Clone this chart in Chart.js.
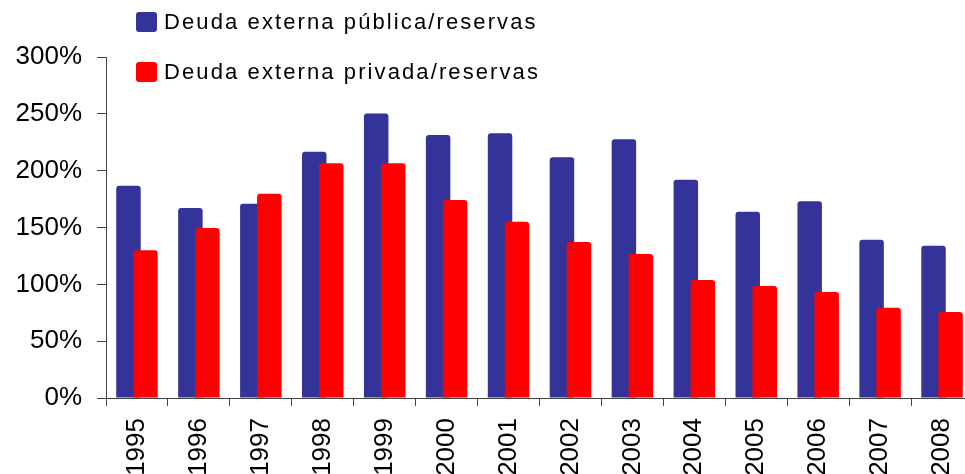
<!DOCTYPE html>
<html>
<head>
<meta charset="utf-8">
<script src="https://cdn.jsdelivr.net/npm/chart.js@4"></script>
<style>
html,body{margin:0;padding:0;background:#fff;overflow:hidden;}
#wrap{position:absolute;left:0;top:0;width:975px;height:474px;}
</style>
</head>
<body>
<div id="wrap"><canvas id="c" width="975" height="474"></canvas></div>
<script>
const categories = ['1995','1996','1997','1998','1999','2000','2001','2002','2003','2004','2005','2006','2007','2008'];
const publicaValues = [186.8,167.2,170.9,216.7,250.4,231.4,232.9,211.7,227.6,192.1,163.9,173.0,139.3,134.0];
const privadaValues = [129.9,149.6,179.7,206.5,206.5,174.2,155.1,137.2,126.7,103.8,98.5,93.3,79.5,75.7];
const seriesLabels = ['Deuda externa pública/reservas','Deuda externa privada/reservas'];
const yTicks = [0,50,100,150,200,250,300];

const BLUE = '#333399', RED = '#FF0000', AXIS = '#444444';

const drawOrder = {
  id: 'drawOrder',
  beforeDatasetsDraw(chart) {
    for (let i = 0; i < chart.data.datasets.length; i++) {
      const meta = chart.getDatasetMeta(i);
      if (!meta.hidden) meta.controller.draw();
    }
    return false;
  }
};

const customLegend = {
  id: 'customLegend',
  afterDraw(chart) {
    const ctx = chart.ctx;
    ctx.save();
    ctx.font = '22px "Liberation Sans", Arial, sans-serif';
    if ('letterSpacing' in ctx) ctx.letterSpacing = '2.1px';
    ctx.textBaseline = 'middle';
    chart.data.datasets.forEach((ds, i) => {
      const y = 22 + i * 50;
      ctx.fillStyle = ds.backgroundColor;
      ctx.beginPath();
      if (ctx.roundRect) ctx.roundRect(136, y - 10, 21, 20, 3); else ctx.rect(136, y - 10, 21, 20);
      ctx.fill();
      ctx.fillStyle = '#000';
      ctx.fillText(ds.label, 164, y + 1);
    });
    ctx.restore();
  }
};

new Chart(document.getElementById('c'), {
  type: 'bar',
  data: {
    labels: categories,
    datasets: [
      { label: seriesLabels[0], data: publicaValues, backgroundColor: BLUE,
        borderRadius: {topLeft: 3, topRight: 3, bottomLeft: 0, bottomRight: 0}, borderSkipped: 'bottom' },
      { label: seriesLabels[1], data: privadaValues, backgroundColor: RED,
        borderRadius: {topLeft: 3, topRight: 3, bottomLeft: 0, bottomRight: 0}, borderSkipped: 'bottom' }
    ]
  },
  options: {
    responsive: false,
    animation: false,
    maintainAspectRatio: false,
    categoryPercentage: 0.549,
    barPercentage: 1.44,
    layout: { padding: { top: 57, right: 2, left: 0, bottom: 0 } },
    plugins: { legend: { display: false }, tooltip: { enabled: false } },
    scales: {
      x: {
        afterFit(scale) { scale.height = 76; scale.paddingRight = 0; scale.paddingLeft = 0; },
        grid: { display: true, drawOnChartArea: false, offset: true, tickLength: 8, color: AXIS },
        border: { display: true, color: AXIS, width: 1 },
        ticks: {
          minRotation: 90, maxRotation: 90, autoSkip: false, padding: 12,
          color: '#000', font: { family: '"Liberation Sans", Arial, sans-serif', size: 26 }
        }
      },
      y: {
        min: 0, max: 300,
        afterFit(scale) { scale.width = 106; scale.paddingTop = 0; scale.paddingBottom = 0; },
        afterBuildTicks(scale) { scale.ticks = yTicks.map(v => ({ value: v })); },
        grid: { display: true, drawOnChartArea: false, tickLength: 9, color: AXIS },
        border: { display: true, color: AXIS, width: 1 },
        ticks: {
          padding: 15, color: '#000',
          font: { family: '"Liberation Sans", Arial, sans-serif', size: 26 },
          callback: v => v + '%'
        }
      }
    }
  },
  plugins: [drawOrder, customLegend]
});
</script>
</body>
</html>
◆ ◆ ◆
Write out again every line above exactly as given; the pictures do not belong in the copy.

- Problem solution
Clone this chart in Chart.js.
<!DOCTYPE html>
<html>
<head>
<meta charset="utf-8">
<script src="https://cdn.jsdelivr.net/npm/chart.js@4"></script>
<style>
html,body{margin:0;padding:0;background:#fff;overflow:hidden;}
#wrap{position:absolute;left:0;top:0;width:975px;height:474px;}
</style>
</head>
<body>
<div id="wrap"><canvas id="c" width="975" height="474"></canvas></div>
<script>
const categories = ['1995','1996','1997','1998','1999','2000','2001','2002','2003','2004','2005','2006','2007','2008'];
const publicaValues = [186.8,167.2,170.9,216.7,250.4,231.4,232.9,211.7,227.6,192.1,163.9,173.0,139.3,134.0];
const privadaValues = [129.9,149.6,179.7,206.5,206.5,174.2,155.1,137.2,126.7,103.8,98.5,93.3,79.5,75.7];
const seriesLabels = ['Deuda externa pública/reservas','Deuda externa privada/reservas'];
const yTicks = [0,50,100,150,200,250,300];

const BLUE = '#333399', RED = '#FF0000', AXIS = '#444444';

const drawOrder = {
  id: 'drawOrder',
  beforeDatasetsDraw(chart) {
    for (let i = 0; i < chart.data.datasets.length; i++) {
      const meta = chart.getDatasetMeta(i);
      if (!meta.hidden) meta.controller.draw();
    }
    return false;
  }
};

const customLegend = {
  id: 'customLegend',
  afterDraw(chart) {
    const ctx = chart.ctx;
    ctx.save();
    ctx.font = '22px "Liberation Sans", Arial, sans-serif';
    if ('letterSpacing' in ctx) ctx.letterSpacing = '2.1px';
    ctx.textBaseline = 'middle';
    chart.data.datasets.forEach((ds, i) => {
      const y = 22 + i * 50;
      ctx.fillStyle = ds.backgroundColor;
      ctx.beginPath();
      if (ctx.roundRect) ctx.roundRect(136, y - 10, 21, 20, 3); else ctx.rect(136, y - 10, 21, 20);
      ctx.fill();
      ctx.fillStyle = '#000';
      ctx.fillText(ds.label, 164, y + 1);
    });
    ctx.restore();
  }
};

new Chart(document.getElementById('c'), {
  type: 'bar',
  data: {
    labels: categories,
    datasets: [
      { label: seriesLabels[0], data: publicaValues, backgroundColor: BLUE,
        borderRadius: {topLeft: 3, topRight: 3, bottomLeft: 0, bottomRight: 0}, borderSkipped: 'bottom' },
      { label: seriesLabels[1], data: privadaValues, backgroundColor: RED,
        borderRadius: {topLeft: 3, topRight: 3, bottomLeft: 0, bottomRight: 0}, borderSkipped: 'bottom' }
    ]
  },
  options: {
    responsive: false,
    animation: false,
    maintainAspectRatio: false,
    categoryPercentage: 0.549,
    barPercentage: 1.44,
    layout: { padding: { top: 57, right: 2, left: 0, bottom: 0 } },
    plugins: { legend: { display: false }, tooltip: { enabled: false } },
    scales: {
      x: {
        afterFit(scale) { scale.height = 76; scale.paddingRight = 0; scale.paddingLeft = 0; },
        grid: { display: true, drawOnChartArea: false, offset: true, tickLength: 8, color: AXIS },
        border: { display: true, color: AXIS, width: 1 },
        ticks: {
          minRotation: 90, maxRotation: 90, autoSkip: false, padding: 12,
          color: '#000', font: { family: '"Liberation Sans", Arial, sans-serif', size: 26 }
        }
      },
      y: {
        min: 0, max: 300,
        afterFit(scale) { scale.width = 106; scale.paddingTop = 0; scale.paddingBottom = 0; },
        afterBuildTicks(scale) { scale.ticks = yTicks.map(v => ({ value: v })); },
        grid: { display: true, drawOnChartArea: false, tickLength: 9, color: AXIS },
        border: { display: true, color: AXIS, width: 1 },
        ticks: {
          padding: 15, color: '#000',
          font: { family: '"Liberation Sans", Arial, sans-serif', size: 26 },
          callback: v => v + '%'
        }
      }
    }
  },
  plugins: [drawOrder, customLegend]
});
</script>
</body>
</html>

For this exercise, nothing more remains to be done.